** Begin Source excerpt **

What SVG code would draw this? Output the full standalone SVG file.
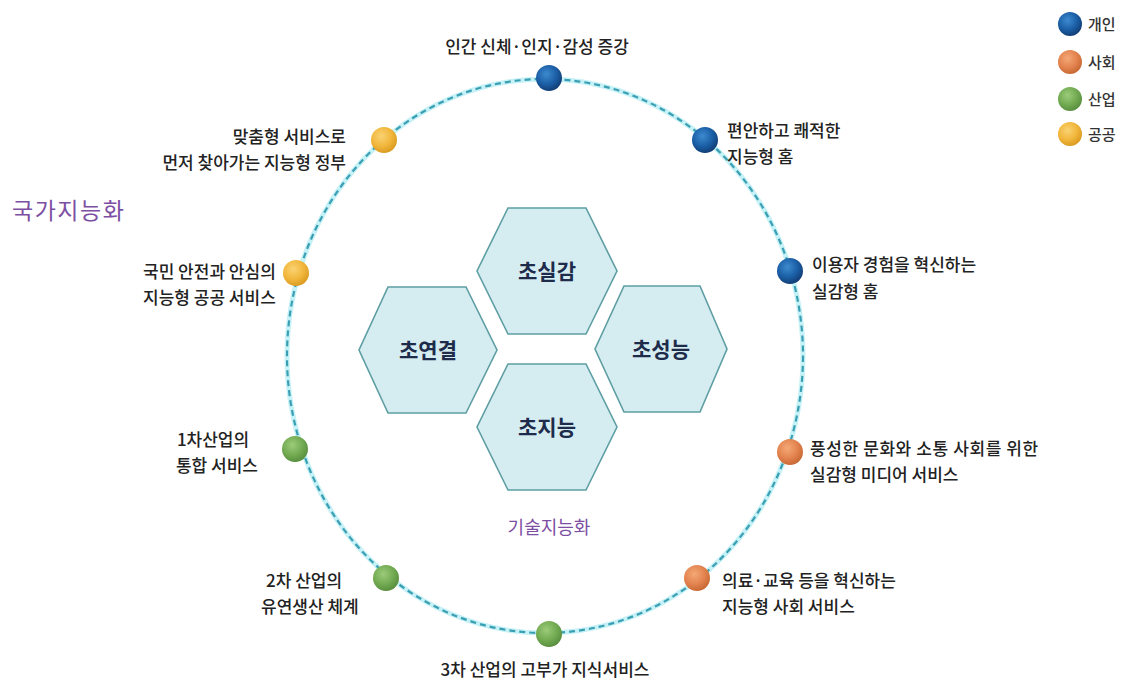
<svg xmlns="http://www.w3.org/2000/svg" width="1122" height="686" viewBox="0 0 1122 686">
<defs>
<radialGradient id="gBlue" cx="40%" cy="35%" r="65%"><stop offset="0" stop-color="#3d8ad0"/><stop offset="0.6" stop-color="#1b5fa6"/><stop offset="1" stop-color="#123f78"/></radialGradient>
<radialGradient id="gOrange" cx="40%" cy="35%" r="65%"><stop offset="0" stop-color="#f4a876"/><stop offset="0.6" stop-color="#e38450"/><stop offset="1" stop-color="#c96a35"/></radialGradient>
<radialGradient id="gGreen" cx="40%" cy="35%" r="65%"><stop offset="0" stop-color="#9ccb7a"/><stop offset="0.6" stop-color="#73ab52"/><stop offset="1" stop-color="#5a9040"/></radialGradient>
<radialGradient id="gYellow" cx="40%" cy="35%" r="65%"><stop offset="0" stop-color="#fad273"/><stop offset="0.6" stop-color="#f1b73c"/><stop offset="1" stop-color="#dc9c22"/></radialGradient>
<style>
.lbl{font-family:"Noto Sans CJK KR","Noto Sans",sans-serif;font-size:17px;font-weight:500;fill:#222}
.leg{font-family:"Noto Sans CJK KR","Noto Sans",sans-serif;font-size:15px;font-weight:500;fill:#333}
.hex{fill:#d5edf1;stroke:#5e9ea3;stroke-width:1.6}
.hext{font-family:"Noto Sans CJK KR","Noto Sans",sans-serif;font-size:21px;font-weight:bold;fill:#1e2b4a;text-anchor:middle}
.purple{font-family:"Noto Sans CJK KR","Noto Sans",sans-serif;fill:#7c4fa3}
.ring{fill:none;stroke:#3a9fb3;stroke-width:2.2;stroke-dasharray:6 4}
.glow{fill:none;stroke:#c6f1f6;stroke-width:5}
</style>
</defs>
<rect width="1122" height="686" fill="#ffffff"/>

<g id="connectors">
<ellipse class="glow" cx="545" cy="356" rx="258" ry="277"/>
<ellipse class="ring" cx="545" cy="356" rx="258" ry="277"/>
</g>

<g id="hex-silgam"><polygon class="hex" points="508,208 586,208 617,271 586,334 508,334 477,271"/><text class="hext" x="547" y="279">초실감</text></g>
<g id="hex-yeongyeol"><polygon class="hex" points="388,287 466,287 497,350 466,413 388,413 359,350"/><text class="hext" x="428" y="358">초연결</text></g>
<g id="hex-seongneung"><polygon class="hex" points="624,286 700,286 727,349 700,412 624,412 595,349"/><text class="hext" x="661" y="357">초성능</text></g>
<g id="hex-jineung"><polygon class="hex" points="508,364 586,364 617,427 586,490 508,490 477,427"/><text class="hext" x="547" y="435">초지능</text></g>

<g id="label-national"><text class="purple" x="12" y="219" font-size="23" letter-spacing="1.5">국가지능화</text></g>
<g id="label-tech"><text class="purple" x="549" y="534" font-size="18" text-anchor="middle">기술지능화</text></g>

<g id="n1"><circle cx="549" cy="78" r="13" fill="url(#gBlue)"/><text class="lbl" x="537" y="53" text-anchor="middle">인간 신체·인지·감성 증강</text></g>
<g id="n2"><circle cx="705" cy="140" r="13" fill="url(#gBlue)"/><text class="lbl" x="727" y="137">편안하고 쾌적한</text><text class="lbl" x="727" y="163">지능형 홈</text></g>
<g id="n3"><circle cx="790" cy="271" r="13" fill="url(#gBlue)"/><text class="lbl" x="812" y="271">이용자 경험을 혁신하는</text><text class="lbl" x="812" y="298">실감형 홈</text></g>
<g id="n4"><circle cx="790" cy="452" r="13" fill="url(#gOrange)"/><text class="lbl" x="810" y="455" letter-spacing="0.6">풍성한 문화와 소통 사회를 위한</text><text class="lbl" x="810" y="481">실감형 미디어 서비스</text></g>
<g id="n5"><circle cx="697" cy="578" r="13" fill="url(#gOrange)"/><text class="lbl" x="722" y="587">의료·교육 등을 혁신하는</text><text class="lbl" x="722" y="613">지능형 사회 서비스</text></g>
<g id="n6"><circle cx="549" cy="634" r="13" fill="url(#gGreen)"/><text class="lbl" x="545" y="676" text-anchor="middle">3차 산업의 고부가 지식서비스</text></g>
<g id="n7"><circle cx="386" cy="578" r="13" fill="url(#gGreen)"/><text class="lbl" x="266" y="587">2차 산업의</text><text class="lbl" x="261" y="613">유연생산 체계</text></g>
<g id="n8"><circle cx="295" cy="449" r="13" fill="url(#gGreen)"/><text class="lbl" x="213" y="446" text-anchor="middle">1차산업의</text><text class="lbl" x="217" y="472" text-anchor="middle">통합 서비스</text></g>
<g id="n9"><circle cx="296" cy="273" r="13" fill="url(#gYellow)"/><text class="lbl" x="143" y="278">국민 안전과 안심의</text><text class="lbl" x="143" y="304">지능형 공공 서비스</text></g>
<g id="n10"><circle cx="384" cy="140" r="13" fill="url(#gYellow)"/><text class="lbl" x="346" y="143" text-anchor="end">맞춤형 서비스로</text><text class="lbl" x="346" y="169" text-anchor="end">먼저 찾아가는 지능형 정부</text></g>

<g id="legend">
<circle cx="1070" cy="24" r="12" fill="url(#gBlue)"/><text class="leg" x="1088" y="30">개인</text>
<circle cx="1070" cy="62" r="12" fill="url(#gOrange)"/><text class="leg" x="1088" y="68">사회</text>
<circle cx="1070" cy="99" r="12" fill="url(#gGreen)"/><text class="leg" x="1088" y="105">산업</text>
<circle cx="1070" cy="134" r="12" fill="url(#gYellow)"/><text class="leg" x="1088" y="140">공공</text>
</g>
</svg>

** End Source excerpt **

> **Exercise**:
Your task is to repeat the material above exactly, without its pictures.

> **The completed task**:
What SVG code would draw this? Output the full standalone SVG file.
<svg xmlns="http://www.w3.org/2000/svg" width="1122" height="686" viewBox="0 0 1122 686">
<defs>
<radialGradient id="gBlue" cx="40%" cy="35%" r="65%"><stop offset="0" stop-color="#3d8ad0"/><stop offset="0.6" stop-color="#1b5fa6"/><stop offset="1" stop-color="#123f78"/></radialGradient>
<radialGradient id="gOrange" cx="40%" cy="35%" r="65%"><stop offset="0" stop-color="#f4a876"/><stop offset="0.6" stop-color="#e38450"/><stop offset="1" stop-color="#c96a35"/></radialGradient>
<radialGradient id="gGreen" cx="40%" cy="35%" r="65%"><stop offset="0" stop-color="#9ccb7a"/><stop offset="0.6" stop-color="#73ab52"/><stop offset="1" stop-color="#5a9040"/></radialGradient>
<radialGradient id="gYellow" cx="40%" cy="35%" r="65%"><stop offset="0" stop-color="#fad273"/><stop offset="0.6" stop-color="#f1b73c"/><stop offset="1" stop-color="#dc9c22"/></radialGradient>
<style>
.lbl{font-family:"Noto Sans CJK KR","Noto Sans",sans-serif;font-size:17px;font-weight:500;fill:#222}
.leg{font-family:"Noto Sans CJK KR","Noto Sans",sans-serif;font-size:15px;font-weight:500;fill:#333}
.hex{fill:#d5edf1;stroke:#5e9ea3;stroke-width:1.6}
.hext{font-family:"Noto Sans CJK KR","Noto Sans",sans-serif;font-size:21px;font-weight:bold;fill:#1e2b4a;text-anchor:middle}
.purple{font-family:"Noto Sans CJK KR","Noto Sans",sans-serif;fill:#7c4fa3}
.ring{fill:none;stroke:#3a9fb3;stroke-width:2.2;stroke-dasharray:6 4}
.glow{fill:none;stroke:#c6f1f6;stroke-width:5}
</style>
</defs>
<rect width="1122" height="686" fill="#ffffff"/>

<g id="connectors">
<ellipse class="glow" cx="545" cy="356" rx="258" ry="277"/>
<ellipse class="ring" cx="545" cy="356" rx="258" ry="277"/>
</g>

<g id="hex-silgam"><polygon class="hex" points="508,208 586,208 617,271 586,334 508,334 477,271"/><text class="hext" x="547" y="279">초실감</text></g>
<g id="hex-yeongyeol"><polygon class="hex" points="388,287 466,287 497,350 466,413 388,413 359,350"/><text class="hext" x="428" y="358">초연결</text></g>
<g id="hex-seongneung"><polygon class="hex" points="624,286 700,286 727,349 700,412 624,412 595,349"/><text class="hext" x="661" y="357">초성능</text></g>
<g id="hex-jineung"><polygon class="hex" points="508,364 586,364 617,427 586,490 508,490 477,427"/><text class="hext" x="547" y="435">초지능</text></g>

<g id="label-national"><text class="purple" x="12" y="219" font-size="23" letter-spacing="1.5">국가지능화</text></g>
<g id="label-tech"><text class="purple" x="549" y="534" font-size="18" text-anchor="middle">기술지능화</text></g>

<g id="n1"><circle cx="549" cy="78" r="13" fill="url(#gBlue)"/><text class="lbl" x="537" y="53" text-anchor="middle">인간 신체·인지·감성 증강</text></g>
<g id="n2"><circle cx="705" cy="140" r="13" fill="url(#gBlue)"/><text class="lbl" x="727" y="137">편안하고 쾌적한</text><text class="lbl" x="727" y="163">지능형 홈</text></g>
<g id="n3"><circle cx="790" cy="271" r="13" fill="url(#gBlue)"/><text class="lbl" x="812" y="271">이용자 경험을 혁신하는</text><text class="lbl" x="812" y="298">실감형 홈</text></g>
<g id="n4"><circle cx="790" cy="452" r="13" fill="url(#gOrange)"/><text class="lbl" x="810" y="455" letter-spacing="0.6">풍성한 문화와 소통 사회를 위한</text><text class="lbl" x="810" y="481">실감형 미디어 서비스</text></g>
<g id="n5"><circle cx="697" cy="578" r="13" fill="url(#gOrange)"/><text class="lbl" x="722" y="587">의료·교육 등을 혁신하는</text><text class="lbl" x="722" y="613">지능형 사회 서비스</text></g>
<g id="n6"><circle cx="549" cy="634" r="13" fill="url(#gGreen)"/><text class="lbl" x="545" y="676" text-anchor="middle">3차 산업의 고부가 지식서비스</text></g>
<g id="n7"><circle cx="386" cy="578" r="13" fill="url(#gGreen)"/><text class="lbl" x="266" y="587">2차 산업의</text><text class="lbl" x="261" y="613">유연생산 체계</text></g>
<g id="n8"><circle cx="295" cy="449" r="13" fill="url(#gGreen)"/><text class="lbl" x="213" y="446" text-anchor="middle">1차산업의</text><text class="lbl" x="217" y="472" text-anchor="middle">통합 서비스</text></g>
<g id="n9"><circle cx="296" cy="273" r="13" fill="url(#gYellow)"/><text class="lbl" x="143" y="278">국민 안전과 안심의</text><text class="lbl" x="143" y="304">지능형 공공 서비스</text></g>
<g id="n10"><circle cx="384" cy="140" r="13" fill="url(#gYellow)"/><text class="lbl" x="346" y="143" text-anchor="end">맞춤형 서비스로</text><text class="lbl" x="346" y="169" text-anchor="end">먼저 찾아가는 지능형 정부</text></g>

<g id="legend">
<circle cx="1070" cy="24" r="12" fill="url(#gBlue)"/><text class="leg" x="1088" y="30">개인</text>
<circle cx="1070" cy="62" r="12" fill="url(#gOrange)"/><text class="leg" x="1088" y="68">사회</text>
<circle cx="1070" cy="99" r="12" fill="url(#gGreen)"/><text class="leg" x="1088" y="105">산업</text>
<circle cx="1070" cy="134" r="12" fill="url(#gYellow)"/><text class="leg" x="1088" y="140">공공</text>
</g>
</svg>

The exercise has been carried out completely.